I had one of THOSE conversations with a good friend last weekend. “If you don’t read books all day, what does a librarian do?” Every librarian has had this conversation multiple times.

So, this has not been a typical week, but I am going to describe it for you so that you will know why librarians are not sitting around reading books all day.

Sunday (first day of the work week in the Muslim world):

  • Late shift, came in at 10 am, worked until 8 pm
  • One hour – new student orientation to the library
  • One hour – collection analysis, comparing the titles in our collection to a recommended core collection (percentage is too low, need to order a lot of core titles)
  • Meeting with other library staff to discuss how the first session of student orientations went
  • Lunch – yes, for my health I insist on actually taking a break and eating something
  • One hour – reference desk = being available to answer any questions people have and help them use library equipment (photocopier, scanner, computer)
  • One & half hours – preparation for instruction sessions I will be doing Monday & Tuesday evenings
  • Rest of the “day” until 8 pm – “manned” the circulation desk, sole library staff person on duty


  • In one hour late, because I am staying late to provide instruction to an evening class
  • Four hours on the reference desk – photocopier help, etc.
  • One hour – new student orientation
  • Lunch
  • Administrative tasks – trying to catch up on paperwork, follow up on tasks that have cropped up, responding to faculty requests, scheduling instruction sessions, etc.
  • Instruction session for a class – teaching them information literacy in preparation for a major research paper they will be doing


  • Three & half hours – proctoring an English proficiency test
  • Lunch – totally starving because I missed breakfast
  • One hour – new student orientation
  • Three hours – reference desk
  • Instruction session, just like the one the night before


  • Administrative tasks – trying to keep up with my email and paperwork
  • Collecting together all our policy documents related to “collection development” = selecting, ordering, receiving, and withdrawing library materials (On another day, I will read all these, edit, and add to these documents.)
  • One & half hour – attend a class to see students give their first presentations in front of the class and to talk about blogging.
  • Lunch & run to the bank
  • Responding to emails and following up on some requests, trying to keep my head above water
  • Meeting with another staff member to revise some documentation on our process for ordering books from vendors like Amazon
  • New student orientation
  • “Manning” the circulation desk so that the assistants can be free to do other end of day tasks

Thursday: (tomorrow, so this is speculative)

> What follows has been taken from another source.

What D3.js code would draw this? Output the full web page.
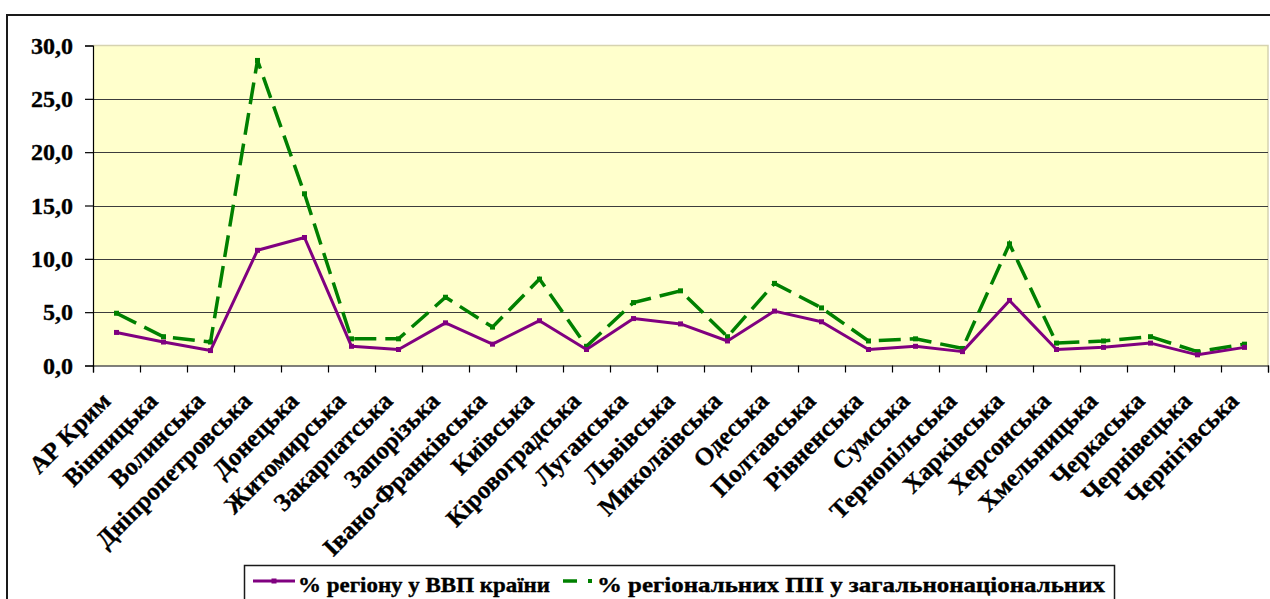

  • Library staff meeting – one hour
  • New student orientation – one hour
  • Reference desk – two hours
  • Lunch
  • Meeting about donating withdrawn books to another library
  • Meeting with another librarian to draft proposals for a change in how we do some of our tasks in hope of freeing up some time

Now, I do have to admit that I did check out a book. It is a book on how to build a core library collection, so not an exciting read. I’ve managed to read about one page. I did pick up another book. This was during a orientation session time slot. I was waiting for students to arrive and wandered into the biography section, discovering that we have a biography of Yul Brynner written by his son. So, I looked at all the pictures, read the captions and read about one page of the first chapter while waiting. I also did some reading while proctoring the test, but it was mostly Twitter on my iPad.

So, there you have it. This is what those strange non-reading librarians are up to.



  1. Oh myyyy! I’m exhausted just by reading that! Great respect and wish you patience and courage 🙂

  2. Haha the “conversation* sounds oddly familar if u know what I mean 🙂

  3. Myth busted 🙂

  4. But you must admit you hoped that you could read a bit more than you do. I mean, to be within reach of so many books sounds dreamy to a reader.

    • Yeah, dreamy. Like Augustus Gloop sitting in a chocolate shop and being told he can’t eat any chocolate. Dreamy.

  5. Hence the need for all of us who DO have time to read, so we can tell the librarians who monitor all that information what literature is out there and give them opinions from personal experience and not just online reviews!

  6. Guess what? Yul Brynner’s son, Rock Brynner is an alum if my high school in Geneva- how’s that for random?